**Given problem:** Copy each line holding the string "this".

**Dataset rows:**
-- -- --
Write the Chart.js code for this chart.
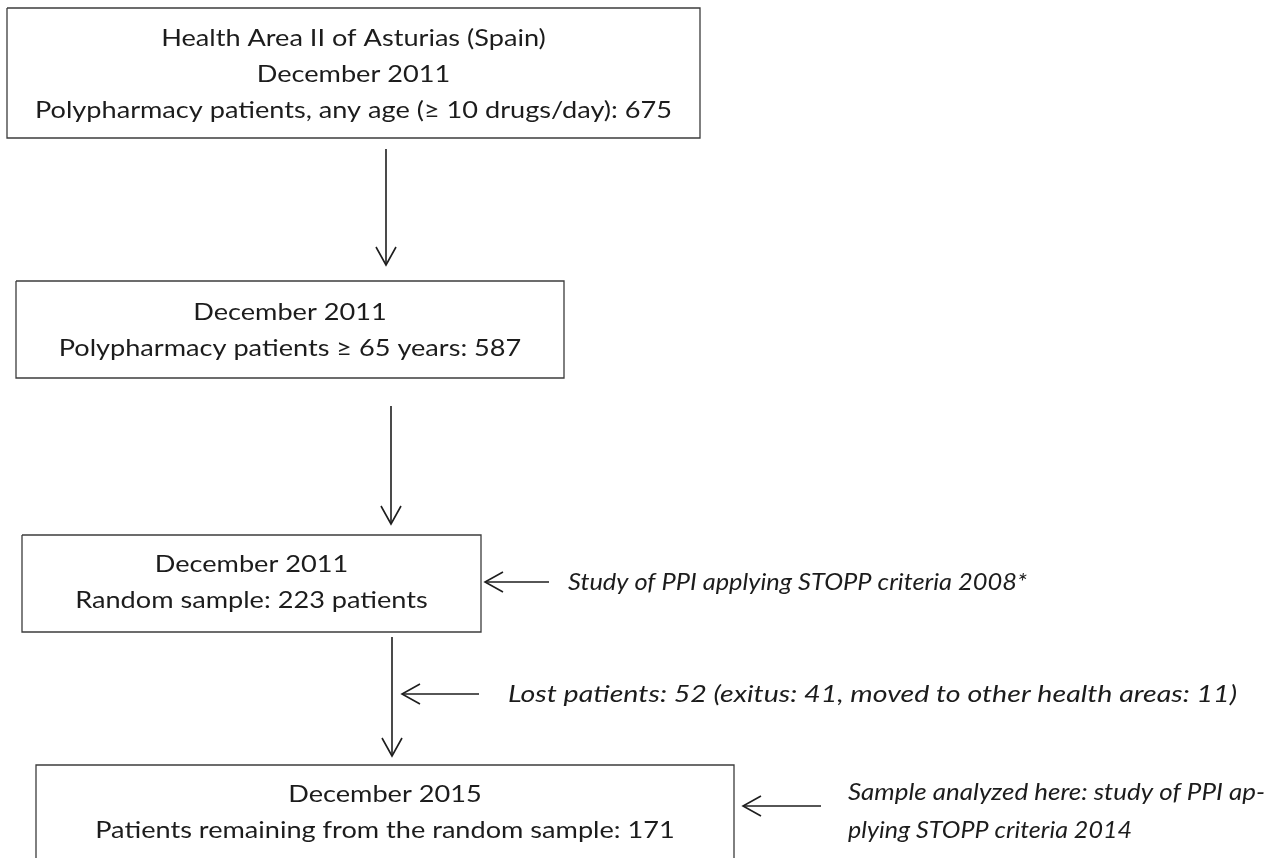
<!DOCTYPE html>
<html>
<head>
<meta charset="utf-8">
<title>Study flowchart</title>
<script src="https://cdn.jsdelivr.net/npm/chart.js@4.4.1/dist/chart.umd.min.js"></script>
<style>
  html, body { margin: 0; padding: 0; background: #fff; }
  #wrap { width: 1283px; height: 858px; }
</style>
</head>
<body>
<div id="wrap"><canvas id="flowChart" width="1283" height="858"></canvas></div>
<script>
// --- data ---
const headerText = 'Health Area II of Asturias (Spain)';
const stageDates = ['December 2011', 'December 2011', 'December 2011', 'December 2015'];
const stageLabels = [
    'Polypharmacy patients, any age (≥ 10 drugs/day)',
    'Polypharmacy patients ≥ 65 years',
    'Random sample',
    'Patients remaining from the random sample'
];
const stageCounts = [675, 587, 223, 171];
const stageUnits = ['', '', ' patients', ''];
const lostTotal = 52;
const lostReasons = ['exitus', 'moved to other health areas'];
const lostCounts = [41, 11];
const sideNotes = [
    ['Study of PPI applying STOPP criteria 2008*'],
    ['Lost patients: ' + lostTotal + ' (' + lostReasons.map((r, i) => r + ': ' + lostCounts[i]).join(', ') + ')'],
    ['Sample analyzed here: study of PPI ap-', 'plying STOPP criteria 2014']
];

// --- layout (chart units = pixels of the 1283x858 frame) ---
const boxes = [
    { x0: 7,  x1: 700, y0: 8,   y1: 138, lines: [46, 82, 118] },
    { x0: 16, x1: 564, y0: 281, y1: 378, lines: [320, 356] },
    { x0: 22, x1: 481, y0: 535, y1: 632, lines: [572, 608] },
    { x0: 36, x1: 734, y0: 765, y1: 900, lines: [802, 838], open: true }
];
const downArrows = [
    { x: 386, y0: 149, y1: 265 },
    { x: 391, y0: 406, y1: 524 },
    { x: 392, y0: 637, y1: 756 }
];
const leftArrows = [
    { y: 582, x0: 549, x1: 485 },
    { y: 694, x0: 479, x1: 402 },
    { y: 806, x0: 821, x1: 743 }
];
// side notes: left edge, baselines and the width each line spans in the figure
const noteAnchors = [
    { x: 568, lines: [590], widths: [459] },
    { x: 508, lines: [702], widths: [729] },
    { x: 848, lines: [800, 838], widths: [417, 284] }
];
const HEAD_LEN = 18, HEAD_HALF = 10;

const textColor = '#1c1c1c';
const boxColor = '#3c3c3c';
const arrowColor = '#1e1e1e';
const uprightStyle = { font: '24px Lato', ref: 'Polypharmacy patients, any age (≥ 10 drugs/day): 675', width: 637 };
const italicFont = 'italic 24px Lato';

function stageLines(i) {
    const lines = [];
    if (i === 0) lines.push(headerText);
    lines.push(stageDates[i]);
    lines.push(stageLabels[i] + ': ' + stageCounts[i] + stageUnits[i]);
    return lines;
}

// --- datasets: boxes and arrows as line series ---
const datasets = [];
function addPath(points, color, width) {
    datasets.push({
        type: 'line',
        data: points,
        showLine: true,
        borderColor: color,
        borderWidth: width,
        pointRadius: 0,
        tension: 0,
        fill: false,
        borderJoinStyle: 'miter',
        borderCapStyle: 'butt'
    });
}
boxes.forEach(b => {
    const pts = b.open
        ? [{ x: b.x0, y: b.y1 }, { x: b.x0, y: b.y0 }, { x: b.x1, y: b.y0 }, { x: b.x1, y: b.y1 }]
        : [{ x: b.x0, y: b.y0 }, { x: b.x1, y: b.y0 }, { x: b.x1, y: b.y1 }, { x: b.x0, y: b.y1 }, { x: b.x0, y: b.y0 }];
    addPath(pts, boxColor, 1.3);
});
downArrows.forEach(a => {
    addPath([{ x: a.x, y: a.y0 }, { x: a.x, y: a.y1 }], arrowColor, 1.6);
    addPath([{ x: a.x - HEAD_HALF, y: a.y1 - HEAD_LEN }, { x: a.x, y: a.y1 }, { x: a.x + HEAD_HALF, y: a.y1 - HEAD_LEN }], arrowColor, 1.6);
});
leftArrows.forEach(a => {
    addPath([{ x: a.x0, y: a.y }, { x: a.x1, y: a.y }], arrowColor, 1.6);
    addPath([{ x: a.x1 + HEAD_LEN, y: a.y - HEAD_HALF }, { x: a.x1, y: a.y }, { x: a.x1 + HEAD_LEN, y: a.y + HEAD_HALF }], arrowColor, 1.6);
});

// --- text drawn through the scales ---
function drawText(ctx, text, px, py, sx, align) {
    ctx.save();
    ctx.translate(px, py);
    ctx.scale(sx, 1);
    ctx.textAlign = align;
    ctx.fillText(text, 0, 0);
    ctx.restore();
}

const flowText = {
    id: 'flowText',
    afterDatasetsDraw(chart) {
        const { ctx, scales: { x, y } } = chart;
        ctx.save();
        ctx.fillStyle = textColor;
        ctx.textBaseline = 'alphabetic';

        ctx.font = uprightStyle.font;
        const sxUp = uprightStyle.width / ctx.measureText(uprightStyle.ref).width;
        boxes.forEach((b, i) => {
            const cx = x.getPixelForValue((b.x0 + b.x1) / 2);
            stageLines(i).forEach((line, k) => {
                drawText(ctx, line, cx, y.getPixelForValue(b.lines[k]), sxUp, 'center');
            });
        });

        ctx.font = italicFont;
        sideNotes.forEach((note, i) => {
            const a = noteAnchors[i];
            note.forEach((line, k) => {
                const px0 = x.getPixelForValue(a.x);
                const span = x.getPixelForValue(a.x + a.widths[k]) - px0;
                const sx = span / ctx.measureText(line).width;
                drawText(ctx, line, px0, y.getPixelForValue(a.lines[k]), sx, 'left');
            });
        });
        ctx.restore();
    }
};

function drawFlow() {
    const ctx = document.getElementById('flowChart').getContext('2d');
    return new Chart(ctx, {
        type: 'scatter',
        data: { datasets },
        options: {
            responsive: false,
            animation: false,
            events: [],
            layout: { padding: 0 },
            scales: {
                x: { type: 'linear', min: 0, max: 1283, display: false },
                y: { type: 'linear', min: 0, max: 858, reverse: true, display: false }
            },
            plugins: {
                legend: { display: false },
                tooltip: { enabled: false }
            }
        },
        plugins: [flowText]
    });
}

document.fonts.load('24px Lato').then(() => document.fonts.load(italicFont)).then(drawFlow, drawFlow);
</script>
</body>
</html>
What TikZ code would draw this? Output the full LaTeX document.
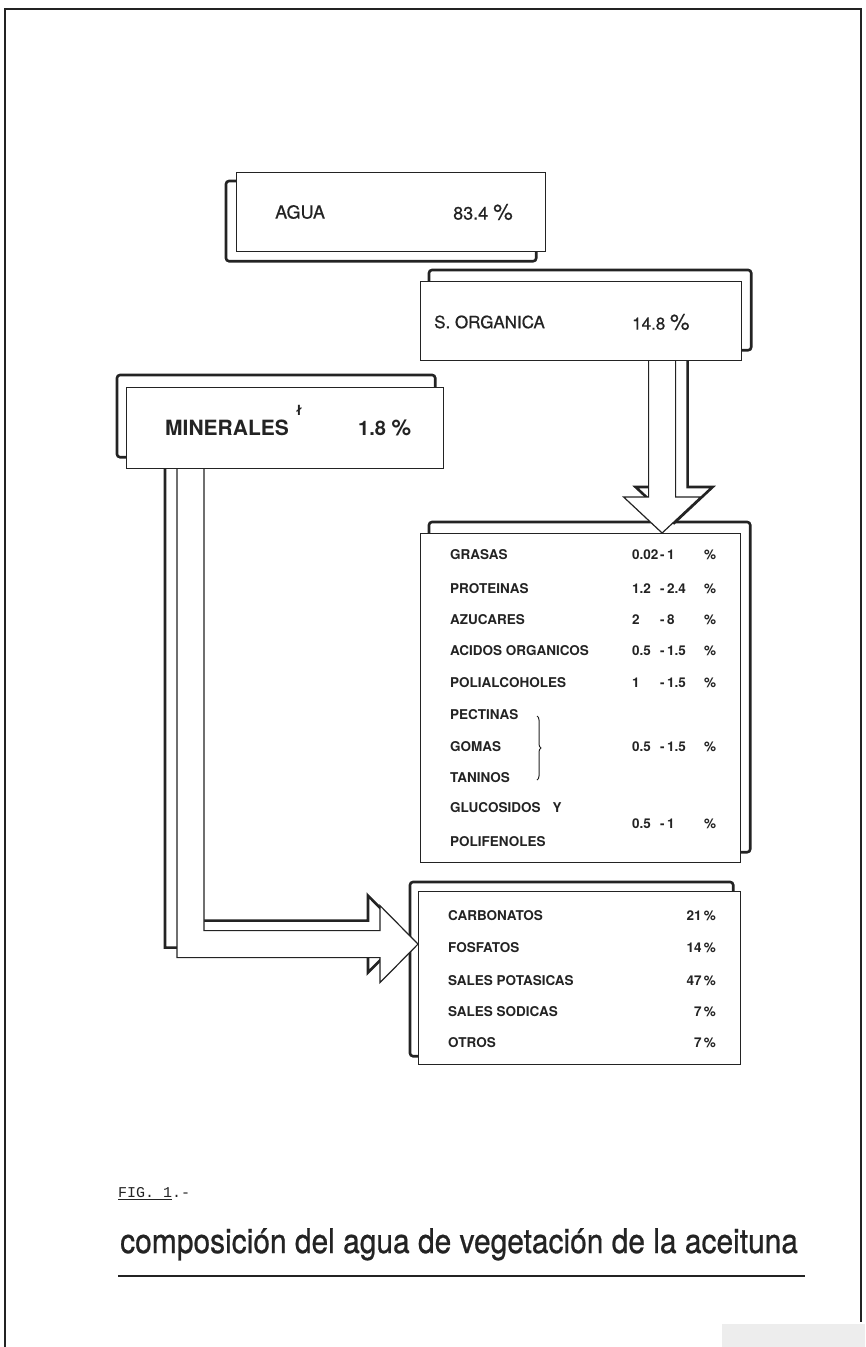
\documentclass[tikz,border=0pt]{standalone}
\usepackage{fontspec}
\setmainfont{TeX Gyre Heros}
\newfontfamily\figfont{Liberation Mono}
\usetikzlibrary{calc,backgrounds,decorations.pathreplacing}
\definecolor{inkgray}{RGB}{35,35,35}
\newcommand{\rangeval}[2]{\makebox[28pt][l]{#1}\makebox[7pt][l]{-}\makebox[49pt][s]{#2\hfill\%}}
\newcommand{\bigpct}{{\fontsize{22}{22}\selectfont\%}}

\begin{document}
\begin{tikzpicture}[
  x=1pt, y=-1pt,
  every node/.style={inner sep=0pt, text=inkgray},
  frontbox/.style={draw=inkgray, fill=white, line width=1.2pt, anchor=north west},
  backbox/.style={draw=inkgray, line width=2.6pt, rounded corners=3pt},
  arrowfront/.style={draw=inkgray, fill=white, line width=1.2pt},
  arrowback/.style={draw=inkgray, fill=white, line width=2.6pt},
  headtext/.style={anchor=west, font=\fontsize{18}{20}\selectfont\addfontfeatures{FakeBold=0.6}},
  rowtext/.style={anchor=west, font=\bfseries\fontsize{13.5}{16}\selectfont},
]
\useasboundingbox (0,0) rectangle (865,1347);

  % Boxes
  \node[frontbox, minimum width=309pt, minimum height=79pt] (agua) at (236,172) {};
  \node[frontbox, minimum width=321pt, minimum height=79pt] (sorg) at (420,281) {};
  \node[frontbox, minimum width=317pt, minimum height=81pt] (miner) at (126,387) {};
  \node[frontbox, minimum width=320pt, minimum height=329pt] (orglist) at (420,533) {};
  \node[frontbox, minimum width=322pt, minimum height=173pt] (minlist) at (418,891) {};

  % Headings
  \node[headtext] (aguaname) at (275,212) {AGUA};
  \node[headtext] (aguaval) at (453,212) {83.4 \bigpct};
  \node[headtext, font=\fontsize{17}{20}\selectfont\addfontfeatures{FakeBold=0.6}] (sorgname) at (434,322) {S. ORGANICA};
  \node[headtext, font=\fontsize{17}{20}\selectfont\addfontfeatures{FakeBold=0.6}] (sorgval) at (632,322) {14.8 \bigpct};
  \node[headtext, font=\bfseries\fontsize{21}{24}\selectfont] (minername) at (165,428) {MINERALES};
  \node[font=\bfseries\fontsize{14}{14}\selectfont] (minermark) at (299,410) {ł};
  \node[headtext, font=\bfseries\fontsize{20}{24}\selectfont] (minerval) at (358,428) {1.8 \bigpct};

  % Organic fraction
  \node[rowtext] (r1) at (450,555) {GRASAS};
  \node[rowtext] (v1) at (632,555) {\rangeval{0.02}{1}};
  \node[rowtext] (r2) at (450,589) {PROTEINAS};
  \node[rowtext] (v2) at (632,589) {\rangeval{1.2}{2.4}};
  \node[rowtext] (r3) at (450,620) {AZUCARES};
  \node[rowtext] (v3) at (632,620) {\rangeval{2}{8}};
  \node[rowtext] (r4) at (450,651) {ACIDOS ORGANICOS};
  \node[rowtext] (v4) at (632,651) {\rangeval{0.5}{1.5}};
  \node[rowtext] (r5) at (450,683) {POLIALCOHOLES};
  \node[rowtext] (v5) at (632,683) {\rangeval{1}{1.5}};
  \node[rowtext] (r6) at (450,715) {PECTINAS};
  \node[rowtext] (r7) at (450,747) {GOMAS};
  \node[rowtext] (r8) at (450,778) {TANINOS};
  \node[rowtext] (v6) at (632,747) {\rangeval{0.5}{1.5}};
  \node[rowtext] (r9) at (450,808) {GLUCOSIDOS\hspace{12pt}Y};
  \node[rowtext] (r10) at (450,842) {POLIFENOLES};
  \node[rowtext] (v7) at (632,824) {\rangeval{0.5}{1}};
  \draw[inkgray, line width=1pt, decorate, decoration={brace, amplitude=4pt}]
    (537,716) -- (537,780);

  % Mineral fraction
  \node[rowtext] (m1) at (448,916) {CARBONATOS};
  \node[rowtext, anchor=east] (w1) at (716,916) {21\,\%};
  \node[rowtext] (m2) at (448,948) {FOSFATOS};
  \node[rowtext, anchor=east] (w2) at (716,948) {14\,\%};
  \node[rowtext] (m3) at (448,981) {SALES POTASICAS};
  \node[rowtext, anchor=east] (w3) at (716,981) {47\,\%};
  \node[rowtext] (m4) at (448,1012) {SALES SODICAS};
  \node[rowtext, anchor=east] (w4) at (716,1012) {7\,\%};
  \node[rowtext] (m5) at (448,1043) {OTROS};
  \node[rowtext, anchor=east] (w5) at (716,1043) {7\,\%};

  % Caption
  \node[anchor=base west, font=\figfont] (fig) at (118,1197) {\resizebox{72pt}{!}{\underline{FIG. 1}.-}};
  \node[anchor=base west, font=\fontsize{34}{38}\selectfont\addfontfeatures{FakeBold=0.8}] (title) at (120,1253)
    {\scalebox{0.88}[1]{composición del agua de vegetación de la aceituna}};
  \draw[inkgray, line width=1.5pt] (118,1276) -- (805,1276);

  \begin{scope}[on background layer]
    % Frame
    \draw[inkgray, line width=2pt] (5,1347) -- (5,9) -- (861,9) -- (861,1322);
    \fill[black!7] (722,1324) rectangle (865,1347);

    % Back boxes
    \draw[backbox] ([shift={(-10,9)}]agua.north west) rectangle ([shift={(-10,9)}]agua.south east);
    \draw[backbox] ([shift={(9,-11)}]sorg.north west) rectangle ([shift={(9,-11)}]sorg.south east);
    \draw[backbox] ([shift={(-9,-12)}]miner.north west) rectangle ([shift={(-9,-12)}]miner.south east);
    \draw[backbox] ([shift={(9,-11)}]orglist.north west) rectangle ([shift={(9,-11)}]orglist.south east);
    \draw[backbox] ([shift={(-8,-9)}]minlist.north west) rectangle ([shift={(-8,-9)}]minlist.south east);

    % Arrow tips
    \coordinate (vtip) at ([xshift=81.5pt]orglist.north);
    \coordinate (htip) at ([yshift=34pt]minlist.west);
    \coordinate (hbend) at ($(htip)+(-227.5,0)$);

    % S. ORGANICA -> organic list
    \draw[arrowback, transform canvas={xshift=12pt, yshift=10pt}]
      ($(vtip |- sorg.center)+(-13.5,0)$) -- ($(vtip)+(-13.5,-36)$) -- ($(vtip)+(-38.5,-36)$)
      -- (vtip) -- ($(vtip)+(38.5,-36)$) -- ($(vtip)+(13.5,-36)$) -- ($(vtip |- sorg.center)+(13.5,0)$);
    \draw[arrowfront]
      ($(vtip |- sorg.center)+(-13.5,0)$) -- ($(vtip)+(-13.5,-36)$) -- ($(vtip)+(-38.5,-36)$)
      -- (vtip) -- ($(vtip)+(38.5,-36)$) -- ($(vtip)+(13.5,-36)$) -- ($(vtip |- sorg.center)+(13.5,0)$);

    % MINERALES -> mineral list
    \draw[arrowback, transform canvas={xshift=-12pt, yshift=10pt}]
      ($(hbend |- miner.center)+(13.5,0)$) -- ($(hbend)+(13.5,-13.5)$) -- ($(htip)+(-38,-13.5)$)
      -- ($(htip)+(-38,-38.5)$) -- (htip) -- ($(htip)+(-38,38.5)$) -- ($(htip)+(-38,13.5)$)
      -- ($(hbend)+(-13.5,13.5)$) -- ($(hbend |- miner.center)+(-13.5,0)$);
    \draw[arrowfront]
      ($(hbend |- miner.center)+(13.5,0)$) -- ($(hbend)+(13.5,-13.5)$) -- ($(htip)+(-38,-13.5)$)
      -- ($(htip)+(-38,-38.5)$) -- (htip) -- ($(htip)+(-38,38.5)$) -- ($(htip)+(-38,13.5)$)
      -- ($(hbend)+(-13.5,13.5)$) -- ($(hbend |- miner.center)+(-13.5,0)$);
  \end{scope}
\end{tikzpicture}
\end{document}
-- -- --
**Solution to the exercise:**
Write the Chart.js code for this chart.
What TikZ code would draw this? Output the full LaTeX document.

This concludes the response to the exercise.